All of these approaches have demonstrated significant progress, though most are at an earlier stage of technical maturity compared to the mainstream tokamak and ICF programs. The diversity of concepts increases the probability of finding a commercially viable solution.

The Road Ahead: From Net Energy Gain to Grid Electricity

The achievement of net energy gain in a laboratory (NIF) and the expected demonstration in a sustained magnetic device (ITER, SPARC) are monumental scientific and engineering milestones. However, the journey to a fusion power plant delivering electricity to the grid is still a multi-decade endeavor. The gap between demonstrating net energy gain and building a power plant is the gap between a physics experiment and a reliable, economical, and maintainable power station.

Key milestones on this path include:

  1. Demonstrating sustained net energy gain: This is the immediate goal for magnetic confinement devices like ITER and SPARC.
  2. Tritium self-sufficiency: A commercial reactor must breed its own tritium. This requires a breeding blanket that is effective, reliable, and safe. This has not been demonstrated in a fusion-relevant neutron environment.
  3. High-availability operations: A power plant must operate for months at a time, not just for seconds or minutes. This requires robust materials, remote maintenance systems (since the reactor is activated), and reliable plasma control.
  4. Economic competitiveness: The Levelized Cost of Electricity (LCOE) from fusion must be comparable to other clean energy sources (solar, wind, nuclear fission, hydro). This requires low capital costs, high efficiency, and long operational lifetimes.

Regulatory frameworks for fusion are also being developed. The UK and Canada, among others, are pioneering regulatory approaches that treat fusion as distinct from nuclear fission, reducing the licensing burden and allowing for faster deployment. The fusion industry is also maturing, with supply chains developing and standardization efforts underway. According to the Fusion Industry Association (FIA), over $6 billion has been invested in private fusion companies globally, a significant portion of which is directed towards the goal of putting fusion power on the grid in the 2030s and 2040s.
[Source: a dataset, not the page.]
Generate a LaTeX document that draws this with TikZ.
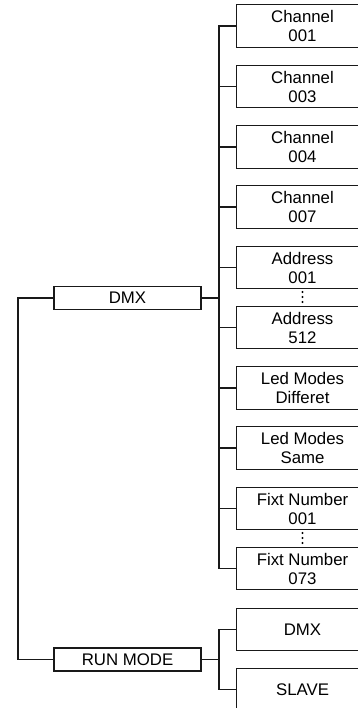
\documentclass[tikz,border=0pt]{standalone}
\usepackage{fontspec}
\setmainfont{Liberation Sans}
\begin{document}
\begin{tikzpicture}[x=1pt,y=-1pt,
  rbox/.style={rectangle, minimum width=131pt, minimum height=42pt, inner sep=0pt, align=center, font=\fontsize{16.8}{19}\selectfont},
  lbox/.style={draw=black!90, line width=1.2pt, rectangle, minimum width=147pt, minimum height=23pt, inner sep=0pt, align=center, font=\fontsize{16.8}{19}\selectfont},
  wire/.style={draw=black!90, line width=1.2pt},
  dotsl/.style={draw=black, line width=2.2pt, line cap=round, dash pattern=on 0pt off 5pt}]
\useasboundingbox (0,0) rectangle (358,708);
\clip (0,0) rectangle (358,708);
% right boxes (their right side runs past the picture edge)
\node[rbox] (c1) at (302.5,26) {Channel\\001};
\node[rbox] (c3) at (302.5,86.5) {Channel\\003};
\node[rbox] (c4) at (302.5,147) {Channel\\004};
\node[rbox] (c7) at (302.5,207) {Channel\\007};
\node[rbox] (a1) at (302.5,267.5) {Address\\001};
\node[rbox] (a5) at (302.5,327.5) {Address\\512};
\node[rbox] (ld) at (302.5,388) {Led Modes\\Differet};
\node[rbox] (ls) at (302.5,448) {Led Modes\\Same};
\node[rbox] (f1) at (302.5,508.5) {Fixt Number\\001};
\node[rbox] (f7) at (302.5,568.5) {Fixt Number\\073};
\node[rbox] (rd) at (302.5,629.5) {DMX};
\node[rbox] (rs) at (302.5,689.5) {SLAVE};
\foreach \n in {c1,c3,c4,c7,a1,a5,ld,ls,f1,f7,rd,rs}
  \draw[wire] ([xshift=20pt]\n.north east) -| (\n.west) |- ([xshift=20pt]\n.south east);
% left boxes
\node[lbox] (dmx) at (127.5,298) {DMX};
\node[lbox] (run) at (127.5,659.5) {RUN MODE};
% buses
\coordinate (bt) at (219,26);
\coordinate (bb) at (219,568.5);
\coordinate (bj) at (219,298);
\draw[wire] (c1.west) -- (bt) -- (bb) -- (f7.west);
\foreach \n in {c3,c4,c7,a1,a5,ld,ls,f1} \draw[wire] (\n.west) -- (\n.west -| bt);
\draw[wire] (dmx.east) -- (bj);
% run mode bus
\coordinate (rt) at (219,629.5);
\coordinate (rb) at (219,689.5);
\draw[wire] (rd.west) -- (rt) -- (rb) -- (rs.west);
\draw[wire] (run.east) -- (run.east -| rt);
% left bus
\coordinate (lt) at (18,298);
\coordinate (lb) at (18,659.5);
\draw[wire] (dmx.west) -- (lt) -- (lb) -- (run.west);
% dots
\coordinate (d1) at (302.5,292);
\coordinate (d1e) at (302.5,303);
\coordinate (d2) at (302.5,533);
\coordinate (d2e) at (302.5,544);
\draw[dotsl] (d1) -- (d1e);
\draw[dotsl] (d2) -- (d2e);
\end{tikzpicture}
\end{document}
Conclusion: A New Era for Fusion Energy

The narrative of fusion energy has shifted from a distant dream to an imminent engineering challenge. The scientific feasibility of net energy gain is no longer in question. The historic achievement at the National Ignition Facility has shattered the Q = 1 barrier, while the rapid progress of high-temperature superconductors is enabling compact, powerful magnetic devices that promise to leapfrog traditional, monolithic designs. The remaining challenges, though formidable, are primarily engineering problems: developing materials that survive extreme conditions, perfecting plasma control, and designing economically viable reactor systems.
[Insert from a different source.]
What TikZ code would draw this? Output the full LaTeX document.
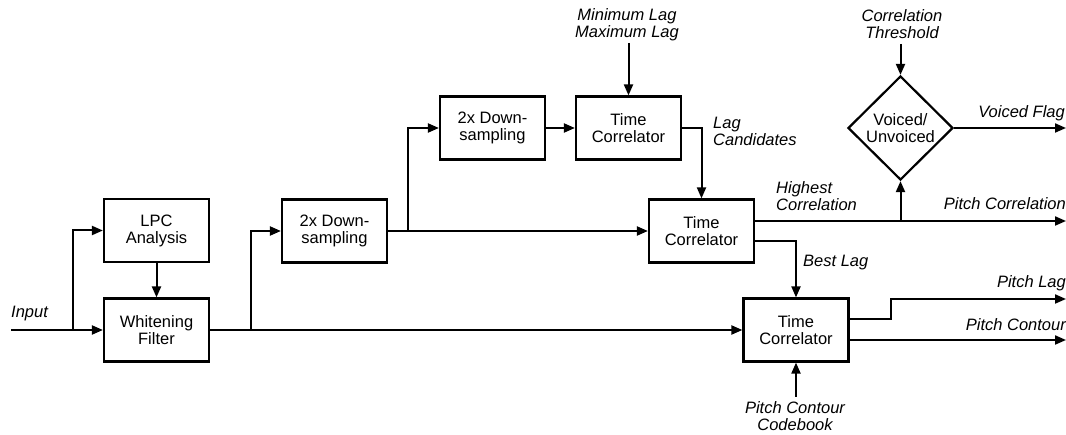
\documentclass[tikz,border=0pt]{standalone}
\usepackage{fontspec}
\setmainfont{Liberation Sans}
\usetikzlibrary{arrows.meta,shapes.geometric}
\begin{document}
\begin{tikzpicture}[x=1pt,y=-1pt,
  every node/.style={font=\fontsize{16.5}{17}\selectfont, inner sep=0pt},
  blk/.style={draw, line width=2.2pt, minimum width=105pt, minimum height=63pt, align=center},
  dia/.style={draw, diamond, line width=2.2pt, minimum width=105pt, minimum height=104pt, align=center},
  lbl/.style={font=\fontsize{16.5}{17}\selectfont\itshape, align=center},
  arr/.style={line width=2pt, -{Triangle[length=11pt,width=9pt]}}]
\useasboundingbox (0,0) rectangle (1066,435);
% blocks
\node[blk] (lpc) at (156.5,230.5) {LPC\\Analysis};
\node[blk] (wf) at (156.5,330) {Whitening\\Filter};
\node[blk] (ds1) at (334.5,231) {2x Down-\\sampling};
\node[blk] (ds2) at (492.5,128) {2x Down-\\sampling};
\node[blk] (tc1) at (628.5,128) {Time\\Correlator};
\node[blk] (tc2) at (701.5,231) {Time\\Correlator};
\node[blk] (tc3) at (796,330) {Time\\Correlator};
\node[dia] (vu) at (900.5,128) {Voiced/\\Unvoiced};
% labels
\node[lbl, anchor=west] (linput) at (11,314) {Input};
\node[lbl] (lminmax) at (627,25) {Minimum Lag\\Maximum Lag};
\node[lbl] (lthr) at (902,24) {Correlation\\Threshold};
\node[lbl, anchor=west, align=left] (llag) at (713,131) {Lag\\Candidates};
\node[lbl, anchor=west, align=left] (lhigh) at (776,196) {Highest\\Correlation};
\node[lbl, anchor=east] (lpcor) at (1066,204) {Pitch Correlation};
\node[lbl, anchor=east] (lvf) at (1065,113) {Voiced Flag};
\node[lbl, anchor=west] (lbest) at (803,263) {Best Lag};
\node[lbl, anchor=east] (lplag) at (1066,283) {Pitch Lag};
\node[lbl, anchor=east] (lpcon) at (1066,325) {Pitch Contour};
\node[lbl] (lcode) at (795,416) {Pitch Contour\\Codebook};
% coordinates
\coordinate (in) at (11,330);
\coordinate (b1) at (73,330);
\coordinate (b2) at (251,330);
\coordinate (b3) at (408,231);
\coordinate (minsrc) at (628.5,43);
\coordinate (thrsrc) at (900.5,44);
\coordinate (o2a) at (754,221);
\coordinate (b4) at (900.5,221);
\coordinate (opc) at (1066,221);
\coordinate (ovf) at (1066,128);
\coordinate (o2b) at (754,241);
\coordinate (o3a) at (849,319);
\coordinate (k3) at (891,319);
\coordinate (opl) at (1066,299);
\coordinate (o3b) at (849,340);
\coordinate (opcon) at (1066,340);
\coordinate (codesrc) at (796,397);
% connectors
\draw[arr] (in) -- (wf.west);
\draw[arr] (b1) |- (lpc.west);
\draw[arr] (lpc.south) -- (wf.north);
\draw[arr] (wf.east) -- (tc3.west);
\draw[arr] (b2) |- (ds1.west);
\draw[arr] (ds1.east) -- (tc2.west);
\draw[arr] (b3) |- (ds2.west);
\draw[arr] (ds2.east) -- (tc1.west);
\draw[arr] (minsrc) -- (tc1.north);
\draw[arr] (tc1.east) -| (tc2.north);
\draw[arr] (o2a) -- (opc);
\draw[arr] (b4) -- (vu.south);
\draw[arr] (thrsrc) -- (vu.north);
\draw[arr] (vu.east) -- (ovf);
\draw[arr] (o2b) -| (tc3.north);
\draw[arr] (o3a) -- (k3) |- (opl);
\draw[arr] (o3b) -- (opcon);
\draw[arr] (codesrc) -- (tc3.south);
\end{tikzpicture}
\end{document}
The fusion community is now moving with a sense of urgency and purpose that was absent for decades. The parallel pursuit of multiple concepts—from the public-sector scale of ITER to the agile private-sector ambitions of CFS and the novel approaches of Helion and General Fusion—creates a robust ecosystem for innovation. While a fully realized fusion power plant is likely still a decade or two away, the foundation is being laid today. The goal of achieving clean, safe, and abundant fusion power is closer than it has ever been, representing one of the most consequential technological transitions in our history.